Thursday, July 4, 2013

One Two Three Strikes Your Out at the Old Ball Game






Growing up in New York, summer meant baseball.  I was fortunate to have lived between Shea Stadium and Yankee Stadium.  My grandfather Morris loved baseball and I remember when he would come to visit us he would bring his transistor radio and we would sit on the back patio and listen to the games together.  He explained the rules.  He listened to the game rather than watching it on TV because he said it didn’t translate well.  I so agree with him. TV cannot capture the excitement of the game. Bottom line, there was nothing like watching a game at the ball park. Morris was a big Brooklyn Dodgers fan and was heartbroken when they left to go to Los Angeles before the 1958 season. He Grudgingly adopted The Mets and so I became a Mets fan.

I was really lucky.  My best friend lived next door and she had two older brothers which I kind of adopted as my own.  Every now and then they would take us to a game at Shea stadium.  I don’t believe I ever thanked you guys for letting me tag along.  It was great.  We sat in the seats in general admission which was way up at the top of the stadium and I loved it.  I thought they were the best seats in the house and here is why.  There was an overhang so if it started to rain we would not get soaked or if it was really sunny there was a little shade.  Also from that vantage point you could see the whole field.  We had young eyes and binoculars.  What did we know? The price of admission was just a few dollars and with a coke and hotdog I was in heaven. 

I usually got to go to Yankee Stadium with a youth group.  Unlike Shea Stadium, Yankee Stadium was in a neighborhood.  I always wondered what it was like to live across the street from the Stadium.  Shea stadium was built in 1964 and the Mets played there until 2008 so relatively speaking it was spanking new when we went to see games in the late sixties early seventies.  The Yankee’s played their first season at Yankee stadium in 1923.  Originally they played at the Polo Grounds but the landlord, The New York Giants asked them to vacate the premises in 1921 when the attendance to the Yankee’s games started rivaling their own attendance.  In walks Babe Ruth and changed the Yankees forever.  So The Yankees bought the land and built the stadium.

The feel of the two stadiums were so completely different.  Even though I went to watch games in the ” modernized”  Yankee stadium, you could still feel the history of the place.  It was almost like there were ghosts wondering around the stadium similar to the ghosts flying around Hogwarts from the Harry Potter books.

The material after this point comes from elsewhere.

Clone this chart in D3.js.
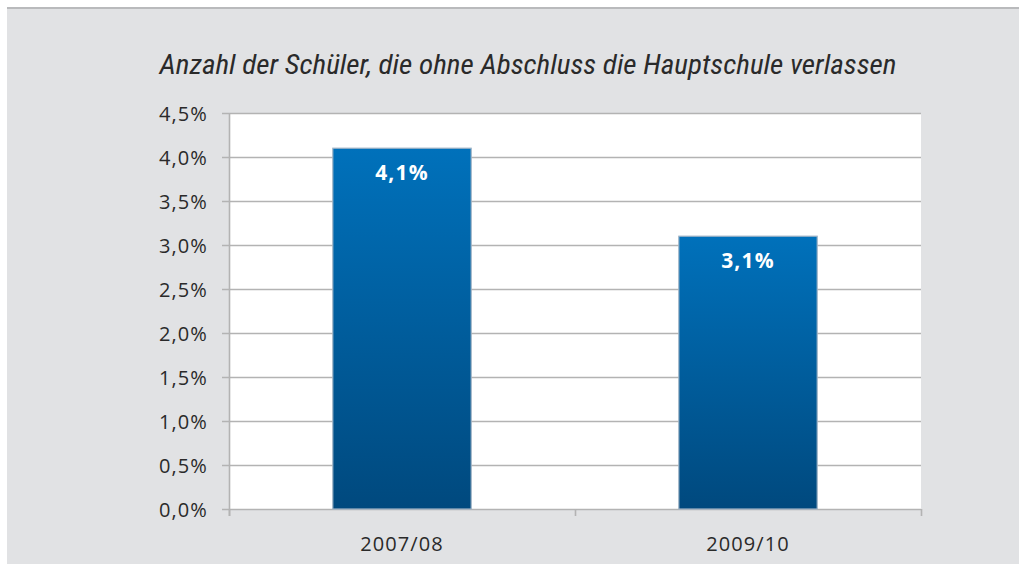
<!DOCTYPE html>
<html><head><meta charset="utf-8">
<script src="https://cdn.jsdelivr.net/npm/d3@7"></script>
<style>
html,body{margin:0;padding:0;background:#fff;}
svg{display:block;}
</style></head>
<body>
<svg id="chart" width="1019" height="564"></svg>
<script>
const categories = ["2007/08", "2009/10"];
const values = [4.1, 3.1];
const valueLabels = ["4,1%", "3,1%"];
const yTicks = [0, 0.5, 1.0, 1.5, 2.0, 2.5, 3.0, 3.5, 4.0, 4.5];
const yTickLabels = ["0,0%", "0,5%", "1,0%", "1,5%", "2,0%", "2,5%", "3,0%", "3,5%", "4,0%", "4,5%"];
const title = "Anzahl der Schüler, die ohne Abschluss die Hauptschule verlassen";

const svg = d3.select("#chart");
const W = 1019, H = 564;
const plot = {left: 229, right: 921, top: 113, bottom: 509};

// panel background
svg.append("rect").attr("x", 7).attr("y", 7).attr("width", W - 7).attr("height", H - 7).attr("fill", "#e1e2e4");
svg.append("rect").attr("x", 7).attr("y", 7).attr("width", W - 7).attr("height", 2).attr("fill", "#b9babc");

// title
svg.append("text").attr("x", 528).attr("y", 74)
  .attr("text-anchor", "middle")
  .attr("font-family", "'Liberation Sans Narrow', 'Roboto Condensed', 'Roboto', sans-serif")
  .attr("font-style", "italic").attr("font-size", 27.5).attr("fill", "#2a2a2a")
  .attr("textLength", 737).attr("lengthAdjust", "spacingAndGlyphs")
  .text(title);

const x = d3.scaleBand().domain(categories).range([plot.left, plot.right]).paddingInner(0.6).paddingOuter(0.3);
const xFull = d3.scaleBand().domain(categories).range([plot.left, plot.right]).padding(0);
const y = d3.scaleLinear().domain([0, 4.5]).range([plot.bottom, plot.top]);

// plot area
svg.append("rect").attr("x", plot.left).attr("y", plot.top).attr("width", plot.right - plot.left).attr("height", plot.bottom - plot.top).attr("fill", "#ffffff");

// gridlines
svg.append("g").selectAll("line").data(yTicks).join("line")
  .attr("x1", plot.left - 7).attr("x2", plot.right)
  .attr("y1", d => Math.round(y(d)) + 0.5).attr("y2", d => Math.round(y(d)) + 0.5)
  .attr("stroke", "#b3b3b3").attr("stroke-width", 1.6);

// y axis line
svg.append("line").attr("x1", plot.left + 0.5).attr("x2", plot.left + 0.5)
  .attr("y1", plot.top).attr("y2", plot.bottom + 7).attr("stroke", "#b3b3b3").attr("stroke-width", 1.6);

// x ticks at band boundaries
const xBounds = categories.map(c => xFull(c)).concat([plot.right]);
svg.append("g").selectAll("line").data(xBounds).join("line")
  .attr("x1", d => d + 0.5).attr("x2", d => d + 0.5)
  .attr("y1", plot.bottom).attr("y2", plot.bottom + 7)
  .attr("stroke", "#b3b3b3").attr("stroke-width", 1.6);

// y tick labels
svg.append("g").selectAll("text").data(yTicks).join("text")
  .attr("x", 208).attr("y", d => y(d) + 8)
  .attr("text-anchor", "end")
  .attr("font-family", "'Open Sans', 'DejaVu Sans', sans-serif").attr("font-size", 20)
  .attr("letter-spacing", 1.1).attr("fill", "#2a2a2a")
  .text((d, i) => yTickLabels[i]);

// x labels
svg.append("g").selectAll("text").data(categories).join("text")
  .attr("x", d => xFull(d) + xFull.bandwidth() / 2).attr("y", 551)
  .attr("text-anchor", "middle")
  .attr("font-family", "'Open Sans', 'DejaVu Sans', sans-serif").attr("font-size", 20)
  .attr("letter-spacing", 1.1).attr("fill", "#2a2a2a")
  .text(d => d);

// gradient
const defs = svg.append("defs");
const grad = defs.append("linearGradient").attr("id", "barGrad").attr("x1", 0).attr("y1", 0).attr("x2", 0).attr("y2", 1);
grad.append("stop").attr("offset", "0%").attr("stop-color", "#0071bb");
grad.append("stop").attr("offset", "100%").attr("stop-color", "#00497e");

// bars
svg.append("g").selectAll("rect").data(values).join("rect")
  .attr("x", (d, i) => x(categories[i]))
  .attr("y", d => y(d))
  .attr("width", x.bandwidth())
  .attr("height", d => plot.bottom - y(d))
  .attr("fill", "url(#barGrad)")
  .attr("stroke", "#9fb3c6").attr("stroke-width", 1.2);

// value labels
svg.append("g").selectAll("text").data(values).join("text")
  .attr("x", (d, i) => x(categories[i]) + x.bandwidth() / 2)
  .attr("y", d => y(d) + 32)
  .attr("text-anchor", "middle")
  .attr("font-family", "'Open Sans', 'DejaVu Sans', sans-serif").attr("font-weight", "bold")
  .attr("font-size", 21).attr("letter-spacing", 1.2).attr("fill", "#ffffff")
  .text((d, i) => valueLabels[i]);
</script>
</body></html>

I was reading the Sports section on June 30th, yes I occasionally read the sports section, and there was an interesting article about baseball that I thought you all might find interesting.  I have included the link below for you to read.  One of the points made in the article was that baseball use to be a sport found in inner cities and then one day it just disappeared.  Kids moved to another sport.  I thought to myself how sad is that?  Baseball use to be America’s game, its pastime, and now not so much.  Football the big goliath has quietly taken over.  The kids on the block I grew up on who use to play baseball on the street in the summer have probably been replace with kids who are now playing football.  Baseball wake up and do something.